On Sun, May 18, 2014 at 10:38 PM, Pramod Biligiri
<[email protected]>wrote:

> Do you see any other problems with the approach I'm taking. If we see any
> gains from it, we can look at the tricky issues next.
>

No.  The idea of partitioning ZK has come up often and something roughly
like what you suggest has always come up.

Your suggestion to partition on the top-level of the namespace is easy to
do, but will not give application transparent speedup.   Essentially what
will happen is that applications will tend to push their hierarchies down
one level.  This will result in something similar to the current system
where you could just as well run multiple ZK clusters in any case.  IF a
single application is the only one that is stressing ZK, you will get no
gain from your approach.

If you really want speedup that is transparent to the applications, then I
would suggest that you use something like the zkid or a hash of the path
name for determining the partition.  That is much more likely to give you
speed up without application modification.
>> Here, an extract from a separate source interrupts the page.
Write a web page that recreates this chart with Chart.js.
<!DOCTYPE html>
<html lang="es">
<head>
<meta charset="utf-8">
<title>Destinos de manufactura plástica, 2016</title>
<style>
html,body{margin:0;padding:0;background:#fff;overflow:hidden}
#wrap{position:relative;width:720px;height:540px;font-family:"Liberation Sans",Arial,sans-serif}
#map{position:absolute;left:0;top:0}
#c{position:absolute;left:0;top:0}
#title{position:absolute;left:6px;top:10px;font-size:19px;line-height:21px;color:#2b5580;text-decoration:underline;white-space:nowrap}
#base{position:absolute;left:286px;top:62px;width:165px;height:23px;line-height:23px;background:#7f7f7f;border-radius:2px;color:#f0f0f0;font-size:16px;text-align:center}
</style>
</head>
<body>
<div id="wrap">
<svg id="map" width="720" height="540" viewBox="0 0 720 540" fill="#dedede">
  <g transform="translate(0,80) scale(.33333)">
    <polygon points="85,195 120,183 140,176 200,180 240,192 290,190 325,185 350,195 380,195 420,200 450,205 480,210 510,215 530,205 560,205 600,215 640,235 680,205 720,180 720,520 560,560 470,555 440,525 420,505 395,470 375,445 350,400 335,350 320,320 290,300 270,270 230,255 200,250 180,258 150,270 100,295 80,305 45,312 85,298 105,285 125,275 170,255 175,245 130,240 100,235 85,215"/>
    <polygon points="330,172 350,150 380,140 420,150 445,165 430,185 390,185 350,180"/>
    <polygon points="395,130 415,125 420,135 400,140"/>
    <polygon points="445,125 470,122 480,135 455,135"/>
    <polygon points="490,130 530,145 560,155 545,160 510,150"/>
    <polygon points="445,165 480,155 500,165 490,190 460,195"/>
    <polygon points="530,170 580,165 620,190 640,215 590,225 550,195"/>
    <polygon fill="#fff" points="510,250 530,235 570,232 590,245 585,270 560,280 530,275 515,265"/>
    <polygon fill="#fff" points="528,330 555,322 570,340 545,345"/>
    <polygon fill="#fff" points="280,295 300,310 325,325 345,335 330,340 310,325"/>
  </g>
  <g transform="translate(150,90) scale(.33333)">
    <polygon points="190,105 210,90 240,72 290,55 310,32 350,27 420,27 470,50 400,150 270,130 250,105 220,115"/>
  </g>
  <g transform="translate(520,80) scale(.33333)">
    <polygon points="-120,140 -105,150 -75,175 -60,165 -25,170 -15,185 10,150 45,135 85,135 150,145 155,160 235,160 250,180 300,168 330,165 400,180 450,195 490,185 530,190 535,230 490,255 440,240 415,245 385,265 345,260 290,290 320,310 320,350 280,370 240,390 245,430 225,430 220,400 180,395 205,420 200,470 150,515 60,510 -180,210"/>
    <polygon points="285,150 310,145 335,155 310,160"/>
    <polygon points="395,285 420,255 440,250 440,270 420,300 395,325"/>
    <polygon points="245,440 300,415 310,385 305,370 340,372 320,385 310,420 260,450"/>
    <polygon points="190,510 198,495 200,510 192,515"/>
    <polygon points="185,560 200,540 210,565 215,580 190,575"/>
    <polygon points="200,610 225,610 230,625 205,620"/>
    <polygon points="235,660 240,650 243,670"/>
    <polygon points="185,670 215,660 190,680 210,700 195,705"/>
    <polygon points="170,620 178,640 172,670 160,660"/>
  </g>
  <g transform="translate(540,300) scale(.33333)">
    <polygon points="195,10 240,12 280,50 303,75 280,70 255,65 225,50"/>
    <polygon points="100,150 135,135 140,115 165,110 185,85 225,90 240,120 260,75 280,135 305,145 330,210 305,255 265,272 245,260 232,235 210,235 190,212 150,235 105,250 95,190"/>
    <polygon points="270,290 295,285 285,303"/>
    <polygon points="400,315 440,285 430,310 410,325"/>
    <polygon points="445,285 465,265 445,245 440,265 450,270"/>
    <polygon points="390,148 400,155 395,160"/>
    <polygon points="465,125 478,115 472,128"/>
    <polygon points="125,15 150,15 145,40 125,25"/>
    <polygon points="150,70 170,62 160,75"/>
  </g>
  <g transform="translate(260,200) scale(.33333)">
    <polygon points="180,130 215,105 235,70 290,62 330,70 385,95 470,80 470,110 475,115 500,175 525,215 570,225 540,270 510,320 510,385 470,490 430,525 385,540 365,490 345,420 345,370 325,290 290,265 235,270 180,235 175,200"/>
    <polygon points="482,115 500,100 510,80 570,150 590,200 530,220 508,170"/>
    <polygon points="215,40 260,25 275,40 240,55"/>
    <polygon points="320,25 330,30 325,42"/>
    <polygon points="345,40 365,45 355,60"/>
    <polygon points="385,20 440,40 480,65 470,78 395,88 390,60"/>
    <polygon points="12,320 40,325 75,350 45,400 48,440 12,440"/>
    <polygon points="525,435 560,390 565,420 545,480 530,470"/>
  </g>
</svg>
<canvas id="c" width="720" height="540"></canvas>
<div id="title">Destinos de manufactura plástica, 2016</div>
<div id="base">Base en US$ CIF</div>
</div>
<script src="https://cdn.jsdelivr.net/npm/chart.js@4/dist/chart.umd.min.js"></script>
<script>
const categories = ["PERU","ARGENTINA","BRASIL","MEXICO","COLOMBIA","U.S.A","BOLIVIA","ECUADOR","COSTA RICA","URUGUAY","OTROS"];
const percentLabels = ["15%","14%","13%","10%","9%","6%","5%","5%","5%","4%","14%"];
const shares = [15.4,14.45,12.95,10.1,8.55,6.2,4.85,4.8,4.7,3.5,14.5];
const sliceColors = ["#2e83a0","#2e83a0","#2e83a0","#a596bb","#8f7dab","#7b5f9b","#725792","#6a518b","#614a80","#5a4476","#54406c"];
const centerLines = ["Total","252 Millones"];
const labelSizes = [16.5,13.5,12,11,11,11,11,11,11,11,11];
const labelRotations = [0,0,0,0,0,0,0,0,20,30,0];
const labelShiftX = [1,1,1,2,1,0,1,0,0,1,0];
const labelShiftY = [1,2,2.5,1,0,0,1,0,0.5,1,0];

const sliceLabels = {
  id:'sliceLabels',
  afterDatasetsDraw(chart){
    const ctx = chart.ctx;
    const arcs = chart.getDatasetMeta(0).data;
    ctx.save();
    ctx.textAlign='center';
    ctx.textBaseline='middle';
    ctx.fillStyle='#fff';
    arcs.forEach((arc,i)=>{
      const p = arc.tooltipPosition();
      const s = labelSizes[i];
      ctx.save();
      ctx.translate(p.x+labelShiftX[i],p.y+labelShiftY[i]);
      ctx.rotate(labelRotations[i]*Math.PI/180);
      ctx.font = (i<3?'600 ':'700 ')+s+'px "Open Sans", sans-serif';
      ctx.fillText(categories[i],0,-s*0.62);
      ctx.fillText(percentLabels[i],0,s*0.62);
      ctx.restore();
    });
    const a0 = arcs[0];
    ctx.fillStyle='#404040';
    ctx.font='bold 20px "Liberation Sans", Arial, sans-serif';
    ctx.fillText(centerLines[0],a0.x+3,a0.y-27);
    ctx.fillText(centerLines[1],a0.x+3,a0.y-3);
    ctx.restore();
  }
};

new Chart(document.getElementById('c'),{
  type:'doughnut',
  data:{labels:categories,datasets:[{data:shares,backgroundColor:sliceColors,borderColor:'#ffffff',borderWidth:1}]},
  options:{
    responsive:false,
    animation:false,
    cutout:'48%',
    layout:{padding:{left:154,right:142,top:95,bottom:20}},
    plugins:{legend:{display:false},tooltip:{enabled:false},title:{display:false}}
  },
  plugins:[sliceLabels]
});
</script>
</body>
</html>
One thing that could be a problem with such any such federation approach is
that you are likely to be losing the ordering guarantees that ZK provides.
 Since clients may see delayed views of the name space and since the delay
may vary depending on which part of the namespace partition you are looking
at, you can't force ordering any more.  THis is an especially serious
problem since these ordering guarantees are a big part of what ZK is all
about in the first place.  Restoring these guarantees while maintaining
performance is likely to be quite difficult.